IPOs by companies with operations in China in the US stock markets is likely to stall over the remaining months of the year, Chinese industry insiders and securities experts said on Friday, after the US Securities and Exchange Commission (SEC) said such IPO hopefuls need to provide additional risk disclosures on Friday.
In a Friday statement, SEC said IPO filings by issuers associated with China-based operating firms won’t be declared effective unless they provide certain disclosures.
Companies affected by the new rule are China-based operating companies structured as Variable Interest Entities (VIEs).
In an earlier report on Friday, Reuters disclosed that the US securities regulator will halt processing Chinese company listings.
Shares of US-listed Chinese stocks opened lower on Friday trading. NetEase plunged by over 10 percent, Bilibili fell by 7 percent while Alibaba slid 3 percent.
The new curbs set on Chinese IPO hopefuls, reputed by market observers as politically motivated, contrast with China’s pledge to continue its market opening while taking an open approach to its businesses’ choices of listing destinations.
The Chinese securities regulator mentioned it is open to let companies choose where to go public and supports them in making choices based on their own development needs, the official Xinhua News Agency said in a much-quoted commentary late Wednesday.
If the US regulator indeed suspends the Chinese IPOs it will be a big setback for US capital markets, meaning they will no longer live up to the name of an international free market without Chinese participation, Dong Dengxin, director of the Finance and Securities Institute of Wuhan University, told the Global Times on Friday.
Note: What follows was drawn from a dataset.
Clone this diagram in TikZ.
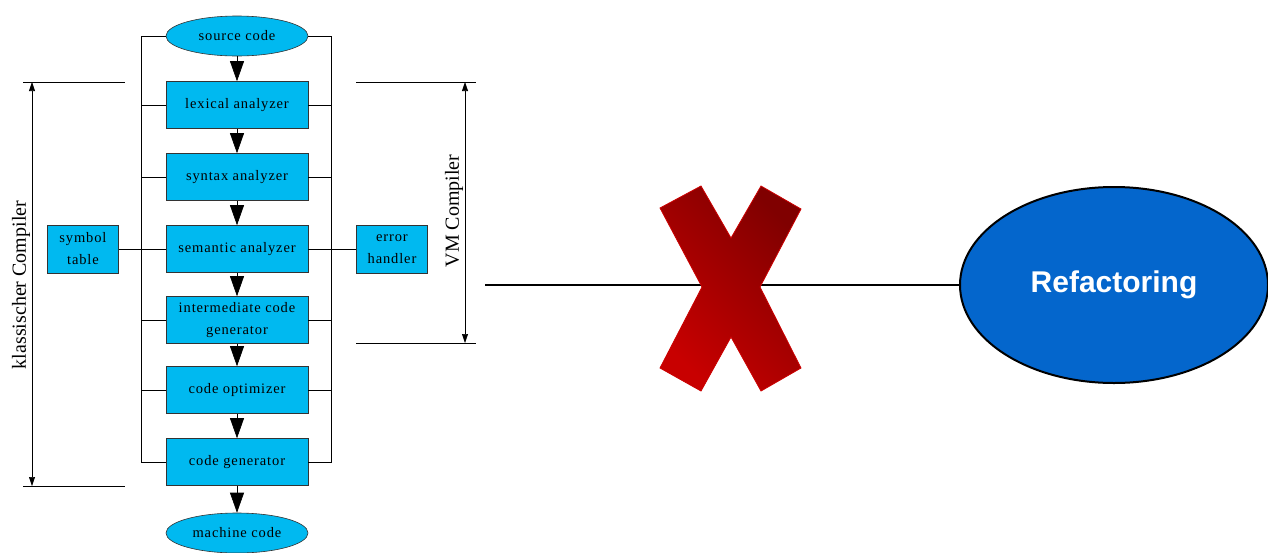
\documentclass[tikz,border=0pt]{standalone}
\usepackage{fontspec}
\setmainfont{Liberation Serif}
\newfontfamily\stagefont[LetterSpace=6]{Liberation Serif}
\newfontfamily\bigfont{Liberation Sans}
\usetikzlibrary{shapes.geometric,arrows.meta}

\definecolor{stageblue}{RGB}{0,185,240}
\definecolor{refacblue}{RGB}{4,102,204}
\definecolor{crossdark}{RGB}{128,0,0}
\definecolor{crosslight}{RGB}{200,0,0}

\tikzset{
  stage/.style={rectangle,draw=black!80,fill=stageblue,minimum width=142pt,minimum height=47pt,
    inner sep=2pt,align=center,font=\stagefont\fontsize{14.5}{22}\selectfont},
  sidebox/.style={stage,minimum width=71pt,minimum height=48pt},
  endpoint/.style={ellipse,draw=black!80,fill=stageblue,minimum width=142pt,minimum height=40pt,
    inner sep=0pt,font=\stagefont\fontsize{14.5}{16}\selectfont},
  flow/.style={-{Triangle[width=14pt,length=20pt]},line width=0.6pt},
  dimline/.style={{Triangle[width=6pt,length=9pt]}-{Triangle[width=6pt,length=9pt]},line width=0.6pt}
}

\begin{document}
\begin{tikzpicture}[x=1pt,y=-1pt,line width=0.6pt]
  \useasboundingbox (0,0) rectangle (1268,552);

  % compiler stages
  \node[endpoint] (src) at (237,36) {source code};
  \node[stage] (lex)   at (237,105) {lexical analyzer};
  \node[stage] (syn)   at (237,177) {syntax analyzer};
  \node[stage] (sem)   at (237,249) {semantic analyzer};
  \node[stage] (inter) at (237,320) {intermediate code\\generator};
  \node[stage] (opt)   at (237,390) {code optimizer};
  \node[stage] (gen)   at (237,462) {code generator};
  \node[endpoint] (mach) at (237,533) {machine code};

  \node[sidebox] (sym) at (83,249)  {symbol\\table};
  \node[sidebox] (err) at (392,249) {error\\handler};

  % bus lines left and right
  \draw (src.west) -- ++(-24,0) |- (gen.west);
  \draw (src.east) -- ++(23,0) |- (gen.east);
  \foreach \n in {lex,syn,inter,opt} {
    \draw (\n.west) -- ++(-24,0);
    \draw (\n.east) -- ++(23,0);
  }
  \draw (sym) -- (sem);
  \draw (sem) -- (err);

  \draw[flow] (src) -- (lex);
  \draw[flow] (lex) -- (syn);
  \draw[flow] (syn) -- (sem);
  \draw[flow] (sem) -- (inter);
  \draw[flow] (inter) -- (opt);
  \draw[flow] (opt) -- (gen);
  \draw[flow] (gen) -- (mach);

  % dimension marks
  \coordinate (kt) at (32,82);
  \coordinate (kb) at (32,486);
  \draw (23,82) -- (125,82);
  \draw (23,486) -- (125,486);
  \draw[dimline] (kt) -- (kb);
  \node[rotate=90,font=\fontsize{20}{22}\selectfont] (klass) at (21,285) {klassischer Compiler};

  \coordinate (vt) at (465,82);
  \coordinate (vb) at (465,343);
  \draw (356,82) -- (476,82);
  \draw (356,343) -- (476,343);
  \draw[dimline] (vt) -- (vb);
  \node[rotate=90,font=\fontsize{20}{22}\selectfont] (vm) at (454,211) {VM Compiler};

  % crossed-out link to refactoring
  \node[ellipse,draw=black,line width=2pt,fill=refacblue,minimum width=308pt,minimum height=196pt,
    font=\bigfont\bfseries\fontsize{30}{34}\selectfont,text=white] (refac) at (1114,285) {Refactoring};
  \coordinate (start) at (485,285);
  \draw[line width=2.5pt] (start) -- (refac.west);

  \shade[draw=red!80!black,line width=0.8pt,top color=crossdark,bottom color=crosslight,shading angle=-45]
    (660,208) -- (701,186) -- (731,238) -- (761,186) -- (801,209) -- (760,287)
    -- (801,368) -- (761,391) -- (731,337) -- (701,391) -- (660,368) -- (702,287) -- cycle;
\end{tikzpicture}
\end{document}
Dong noted that there won’t be a big impact on such companies as they can choose to be listed on the Hong Kong Stock Exchanges which can offer complete substitution for NASDAQ and New York Stock Exchange.
“HKEX has been well prepared for mainland IPOs and second listing for over years. Now it is able to rival the US market in term of raising foreign investment, providing financing convenience and making international business connection whereas the latter has become a political tool,” he said.
Chen Da, executive director of Anlan Capital, said that the new rule by SEC will likely mean there won’t be any more IPOs by companies of this kind in the US for the remaining months of the year.
“There aren’t too many anyway, given that some of the companies have withdrawn on their own decision,” Chen said.
Some Chinese companies including LinkDoc Technologies and Hello Inc canceled their US IPOs this month.
For those already listed in the US, Chen said the impact would be temporary as investors will still appreciate their value.
Chinese listings in the US have reached a record $12.8 billion so far this year, according to Reuters’s Refinitiv data.
“Chinese enterprises will also gradually abandon the US market, as listing in the US poses growing risks and costs following the US’ crackdown on Chinese companies,” Dong said.
“In the past two years, large Internet and new economy companies have all seen HKEX as their first choice,” he said.